In Dess's Unspoken-verse, Shadow Dedede has been around long before the days of Triple Deluxe and even before Amazing Mirror began. (Although that does make sense, given the Dark Matter thing would place his existence around at least Dream Land 2) So... Did King Dedede see the mirror BEFORE Triple Deluxe or are there Mirror versions of everyone already? Honestly, because the mirror seems positioned in the sky over Popstar, you could say that anyone who's taken a walk on a sunny day has a mirror duplicate out there!
But Magolor implied on Twitter he wouldn't have a mirror duplicate?! Is he just making a joke about his own wickedness/two-facedness? Did HE actually come from the mirror dimension originally or did he already kill (?!) his own mirror counterpart?!
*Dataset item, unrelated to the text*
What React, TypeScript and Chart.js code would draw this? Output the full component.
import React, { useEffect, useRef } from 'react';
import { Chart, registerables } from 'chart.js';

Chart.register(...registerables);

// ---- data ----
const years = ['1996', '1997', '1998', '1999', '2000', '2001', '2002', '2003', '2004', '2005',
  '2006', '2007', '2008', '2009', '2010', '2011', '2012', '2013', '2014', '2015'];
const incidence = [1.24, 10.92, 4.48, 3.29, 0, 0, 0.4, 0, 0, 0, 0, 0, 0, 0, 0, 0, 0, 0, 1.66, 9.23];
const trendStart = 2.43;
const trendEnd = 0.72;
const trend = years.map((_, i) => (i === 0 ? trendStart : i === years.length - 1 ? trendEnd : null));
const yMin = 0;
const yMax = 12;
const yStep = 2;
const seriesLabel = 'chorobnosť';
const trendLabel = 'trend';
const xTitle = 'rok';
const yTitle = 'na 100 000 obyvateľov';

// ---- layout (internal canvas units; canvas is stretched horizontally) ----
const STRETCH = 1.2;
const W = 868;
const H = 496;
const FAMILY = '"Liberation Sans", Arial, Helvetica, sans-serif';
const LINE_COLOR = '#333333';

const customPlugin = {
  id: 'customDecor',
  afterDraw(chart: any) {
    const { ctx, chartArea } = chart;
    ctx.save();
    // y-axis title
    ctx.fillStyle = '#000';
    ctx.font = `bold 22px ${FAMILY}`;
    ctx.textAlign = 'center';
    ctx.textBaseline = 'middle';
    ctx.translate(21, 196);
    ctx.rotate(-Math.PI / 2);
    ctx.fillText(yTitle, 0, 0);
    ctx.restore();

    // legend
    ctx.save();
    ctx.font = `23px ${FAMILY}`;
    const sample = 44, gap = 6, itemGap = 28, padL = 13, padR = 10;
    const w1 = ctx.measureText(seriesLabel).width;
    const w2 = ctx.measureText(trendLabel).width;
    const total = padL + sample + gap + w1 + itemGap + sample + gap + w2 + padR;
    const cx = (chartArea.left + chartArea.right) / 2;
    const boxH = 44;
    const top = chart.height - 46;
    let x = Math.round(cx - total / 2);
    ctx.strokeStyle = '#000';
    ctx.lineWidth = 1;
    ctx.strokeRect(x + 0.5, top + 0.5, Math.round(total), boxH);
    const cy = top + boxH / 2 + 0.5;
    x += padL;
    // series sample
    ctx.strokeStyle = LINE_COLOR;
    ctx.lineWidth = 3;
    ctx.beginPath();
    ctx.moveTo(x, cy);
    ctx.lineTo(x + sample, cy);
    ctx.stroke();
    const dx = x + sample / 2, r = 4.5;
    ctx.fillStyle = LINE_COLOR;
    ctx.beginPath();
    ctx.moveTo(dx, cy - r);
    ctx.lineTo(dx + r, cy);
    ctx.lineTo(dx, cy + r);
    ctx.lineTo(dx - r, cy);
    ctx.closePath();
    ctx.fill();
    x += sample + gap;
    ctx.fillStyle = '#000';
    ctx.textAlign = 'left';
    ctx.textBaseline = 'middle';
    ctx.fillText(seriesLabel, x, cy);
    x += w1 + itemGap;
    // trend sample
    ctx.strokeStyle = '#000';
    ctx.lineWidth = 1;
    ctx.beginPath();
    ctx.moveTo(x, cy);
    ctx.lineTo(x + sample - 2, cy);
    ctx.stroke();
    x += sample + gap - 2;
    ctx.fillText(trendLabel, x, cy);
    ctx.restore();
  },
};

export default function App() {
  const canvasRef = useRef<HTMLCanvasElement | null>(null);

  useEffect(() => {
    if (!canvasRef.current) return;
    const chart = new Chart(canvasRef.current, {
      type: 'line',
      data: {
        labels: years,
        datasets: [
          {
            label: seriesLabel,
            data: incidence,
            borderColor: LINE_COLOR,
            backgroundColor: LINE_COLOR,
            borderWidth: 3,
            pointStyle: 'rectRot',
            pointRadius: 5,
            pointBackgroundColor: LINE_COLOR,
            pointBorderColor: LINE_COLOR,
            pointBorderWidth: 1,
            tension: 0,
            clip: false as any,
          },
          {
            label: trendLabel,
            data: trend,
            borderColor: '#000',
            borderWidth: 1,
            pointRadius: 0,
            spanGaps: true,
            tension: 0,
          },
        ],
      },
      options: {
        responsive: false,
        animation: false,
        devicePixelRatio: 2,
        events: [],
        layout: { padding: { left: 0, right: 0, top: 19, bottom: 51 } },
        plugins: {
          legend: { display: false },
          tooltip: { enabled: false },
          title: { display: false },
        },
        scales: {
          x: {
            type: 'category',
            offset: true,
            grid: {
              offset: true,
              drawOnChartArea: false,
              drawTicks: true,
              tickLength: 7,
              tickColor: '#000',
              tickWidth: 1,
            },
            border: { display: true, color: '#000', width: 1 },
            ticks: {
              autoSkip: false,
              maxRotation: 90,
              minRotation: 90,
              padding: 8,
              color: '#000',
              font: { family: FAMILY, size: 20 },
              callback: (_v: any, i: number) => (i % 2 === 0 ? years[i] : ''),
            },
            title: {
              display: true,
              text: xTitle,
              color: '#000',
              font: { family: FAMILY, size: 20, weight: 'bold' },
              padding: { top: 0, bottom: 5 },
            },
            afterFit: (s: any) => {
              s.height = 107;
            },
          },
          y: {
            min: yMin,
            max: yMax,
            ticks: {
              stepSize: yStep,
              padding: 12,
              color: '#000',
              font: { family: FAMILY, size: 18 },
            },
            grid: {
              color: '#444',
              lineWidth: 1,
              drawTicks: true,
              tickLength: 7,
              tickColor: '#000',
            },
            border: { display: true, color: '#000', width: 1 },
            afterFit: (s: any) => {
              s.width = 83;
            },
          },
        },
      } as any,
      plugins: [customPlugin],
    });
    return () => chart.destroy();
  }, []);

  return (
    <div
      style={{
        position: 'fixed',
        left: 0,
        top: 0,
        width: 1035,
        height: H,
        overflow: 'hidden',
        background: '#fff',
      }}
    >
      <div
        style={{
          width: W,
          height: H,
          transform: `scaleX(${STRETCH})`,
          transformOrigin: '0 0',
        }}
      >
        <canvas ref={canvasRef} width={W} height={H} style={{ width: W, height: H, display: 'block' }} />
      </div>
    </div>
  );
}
TLDR, I have NO idea. But I think that until HAL comes back with more info N number of years down the line, it's fine to engage in writing whatever mirror HC suit you and continue to come up with fun and interesting mirror versions of the rest of the cast.
Speaking of, I still need to make my Mirror Marx + Magolor...
...
PS: Oh yeah, and are they all MADE of mirrors?! DMK sure seems to be but honestly, what does that even mean for them?! And how was he permanently scarred? Did the piece of mirror that got broken off when Meta Knight attacked him become lost sometime between that and the end of his fight with the Kirbys?!
...Mysteries...
-
(1) The way I ship Meta Knight x Dedede - when I ship it - is entirely under the table. No hugs, no kisses, no confessions, no ceremonies. They don't even admit to "loving" each other in that way. They are just "very important" (tm) to each other. Yadda-yadda-sworn-partners-yadda. But, because I'm me and I enthusiastically love tragedy, I like to imagine that Shadow Dedede and Dark Meta Knight were in love in exactly the way Meta Knight and Dedede weren't.
Keyword "were." Also "tragedy." You can figure out the rest I'm sure. ^_-
(2) So you notice how those portal mirror things kinda sorta vaguely resemble the goal doors? What are the chances that eventually, the Ancients DID figure out portal technology w/o evil twin side-effects and Popstar's goal doors are exactly that?!